The scheme is essentially a trade-off. The federal government will end its $660m annual grant to the District of Columbia. In return it will take over the massively underfunded $5bn pension scheme for DC employees, as well as the city's prison system, and most of its health care responsibilities to the poor, and spend $1.4bn on Washington's decrepit roads and infrastructure. In all, say White House officials, a modest $339m will be added to the federal budget deficit between 1998 and 2003.
The announcement has been timed to coincide with Mr Clinton's second inauguration next Monday, when America and the world will see the familiar Washington of broad avenues, gleaming public buildings and some of the most handsome urban vistas on earth.

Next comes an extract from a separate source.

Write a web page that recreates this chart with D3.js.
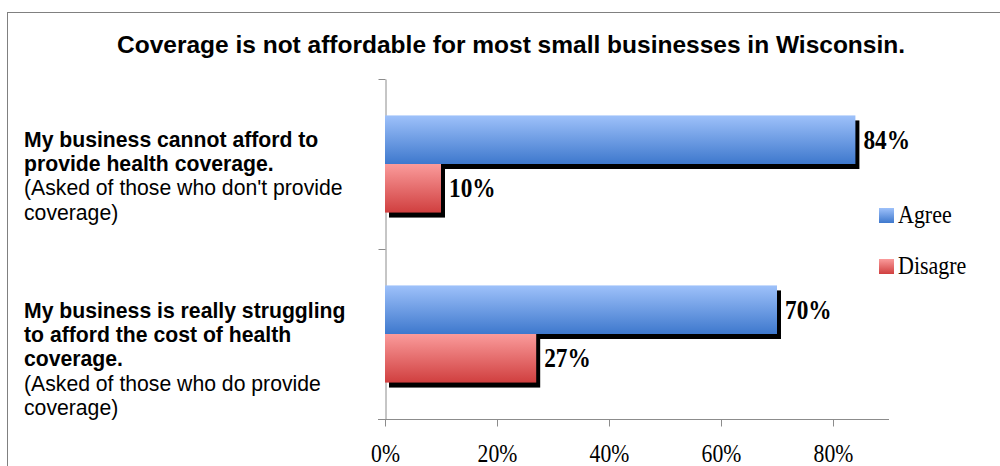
<!DOCTYPE html>
<html><head><meta charset="utf-8">
<script src="https://cdn.jsdelivr.net/npm/d3@7"></script>
<style>body{margin:0;background:#fff}svg{display:block}</style>
</head><body><svg id="c" width="1000" height="466"></svg>
<script>
const title = "Coverage is not affordable for most small businesses in Wisconsin.";
const categories = ["cannot", "struggling"];
const categoryBold = [
  ["My business cannot afford to", "provide health coverage."],
  ["My business is really struggling", "to afford the cost of health", "coverage."]
];
const categoryNote = [
  ["(Asked of those who don't provide", "coverage)"],
  ["(Asked of those who do provide", "coverage)"]
];
const seriesNames = ["Agree", "Disagre"];
const agree = [0.84, 0.70];
const disagree = [0.10, 0.27];
const tickValues = [0, 0.2, 0.4, 0.6, 0.8];
const tickLabels = ["0%", "20%", "40%", "60%", "80%"];

const SERIF = "Liberation Serif, serif";
const SANS = "Liberation Sans, Arial, sans-serif";
const SY = 1.2; // vertical stretch of the serif labels

const svg = d3.select("#c");
const defs = svg.append("defs");
function grad(id, top, bot){
  const g = defs.append("linearGradient").attr("id", id).attr("x1",0).attr("y1",0).attr("x2",0).attr("y2",1);
  g.append("stop").attr("offset","0%").attr("stop-color",top);
  g.append("stop").attr("offset","100%").attr("stop-color",bot);
}
grad("gBlue", "#9ec1fa", "#3e78cd");
grad("gRed", "#fa9b9b", "#d03f3f");
const fills = ["url(#gBlue)", "url(#gRed)"];

// frame
svg.append("rect").attr("x",7.5).attr("y",12.5).attr("width",1000).attr("height",470)
  .attr("fill","none").attr("stroke","#808080");

svg.append("text").attr("x",511).attr("y",53).attr("text-anchor","middle")
  .attr("font-family",SANS).attr("font-weight","bold")
  .attr("font-size",24.5).attr("fill","#000").text(title);

const x = d3.scaleLinear().domain([0,0.9]).range([385,889]);
const y = d3.scaleBand().domain(categories).range([79,419]);
const ys = d3.scaleBand().domain(seriesNames).range([0,y.bandwidth()]).paddingInner(0).paddingOuter(0.75);

const data = categories.map((c,i)=>({c, vals:[agree[i], disagree[i]]}));

// value axis (bottom)
const xAxis = d3.axisBottom(x).tickValues(tickValues).tickFormat((d,i)=>tickLabels[i]).tickSize(7).tickSizeOuter(0);
const gx = svg.append("g").attr("transform","translate(0,419.5)").call(xAxis);
gx.select(".domain").attr("stroke","#8c8c8c").attr("d","M378,0H889");
gx.selectAll(".tick line").attr("stroke","#8c8c8c");
gx.selectAll(".tick text").attr("font-family",SERIF).attr("font-size",21.7).attr("fill","#000")
  .attr("y",0).attr("dy",0).attr("transform",`translate(0,42) scale(1,${SY})`);

// category axis (left)
const yAxis = d3.axisLeft(y).tickValues([]).tickSizeOuter(0);
const gy = svg.append("g").attr("transform","translate(385.5,0)").call(yAxis);
gy.select(".domain").attr("stroke","#8c8c8c");
const tickY = [y.range()[0], y(categories[1]), y.range()[1]];
gy.selectAll(".ctick").data(tickY).join("line").attr("class","ctick")
  .attr("x1",-7).attr("x2",0).attr("y1",d=>Math.round(d)+0.5).attr("y2",d=>Math.round(d)+0.5).attr("stroke","#8c8c8c");

// bars
const shadowDx = 4, shadowDy = 5;
seriesNames.forEach((s,si)=>{
  const g = svg.append("g");
  g.selectAll(".sh").data(data).join("rect").attr("class","sh")
    .attr("x", x(0)+shadowDx).attr("y", d=>y(d.c)+ys(s)+shadowDy)
    .attr("width", d=>x(d.vals[si])-x(0)).attr("height", ys.bandwidth()).attr("fill","#000");
  g.selectAll(".bar").data(data).join("rect").attr("class","bar")
    .attr("x", x(0)).attr("y", d=>y(d.c)+ys(s))
    .attr("width", d=>x(d.vals[si])-x(0)).attr("height", ys.bandwidth()).attr("fill", fills[si]);
});
seriesNames.forEach((s,si)=>{
  svg.append("g").selectAll("text").data(data).join("text")
    .attr("transform", d=>`translate(${x(d.vals[si])+8},${y(d.c)+ys(s)+ys.bandwidth()/2+9}) scale(1,${1.16})`)
    .attr("font-family",SERIF).attr("font-weight","bold").attr("font-size",23.3)
    .attr("fill","#000").text(d=>Math.round(d.vals[si]*100)+"%");
});

// category labels
const lh = 24.3;
categories.forEach((c,i)=>{
  const lines = categoryBold[i].map(t=>({t,b:true})).concat(categoryNote[i].map(t=>({t,b:false})));
  const startBase = i===0 ? 146.7 : 317.7;
  svg.append("g").selectAll("text").data(lines).join("text")
    .attr("x",24).attr("y",(d,j)=>startBase+j*lh)
    .attr("font-family",SANS).attr("font-size",21.2)
    .attr("font-weight",d=>d.b?"bold":"normal").attr("fill","#000").text(d=>d.t);
});

// legend
const lg = svg.append("g");
seriesNames.forEach((s,i)=>{
  const yy = 208 + i*51;
  lg.append("rect").attr("x",879).attr("y",yy).attr("width",15).attr("height",15).attr("fill",fills[i]);
  lg.append("text").attr("transform",`translate(898,${yy+15}) scale(1,1.16)`)
    .attr("font-family",SERIF).attr("font-size",22).attr("fill","#000").text(s);
});
</script></body></html>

A few blocks away, however, lurks the other Washington, a case study in the problems of America's decaying, predominantly black, inner cities. Thus far this decade alone, 50,000 people - a tenth of its population - have fled to suburban Maryland and Virginia, further eroding a shrinking tax base.
A financial control board imposed by Congress to take over management of the city from Mr Barry is struggling to correct a 1996 budget deficit of $90m. In the first 13 days of 1997, 19 people were murdered in the District. A headline in yesterday's Washington Post proclaimed that DC's infant mortality rate had fallen to a record low of 16 per 1,000 live births. That is still double the national average.
If the plan works, the haemorrhage of people and businesses will be staunched and perhaps reversed. Meanwhile, the federal government's relationship to the capital will be placed on the same footing as a state's to a large city, of Illinois to Chicago, or of Colorado to Denver. In practice however, Washington's limited autonomy will be even more circumscribed.
Before financial difficulties became overwhelming in the early 1990s, the city had dreamed of extending the "home rule" it achieved in 1974 into full statehood as New Colombia, electing its own US senators and congressman. Then came economic downturn, the Barry drug debacle, his subsequent re-election as Mayor, and an ever-accelerating flight to the suburbs.
The White House plan would place many city services under direct control of federal agencies and still leave Congress with ultimate authority for the city budget - seen by many local residents as an injustice comparable to the "no taxation without representation" outcry that boiled over in the war for independence from Britain in 1776.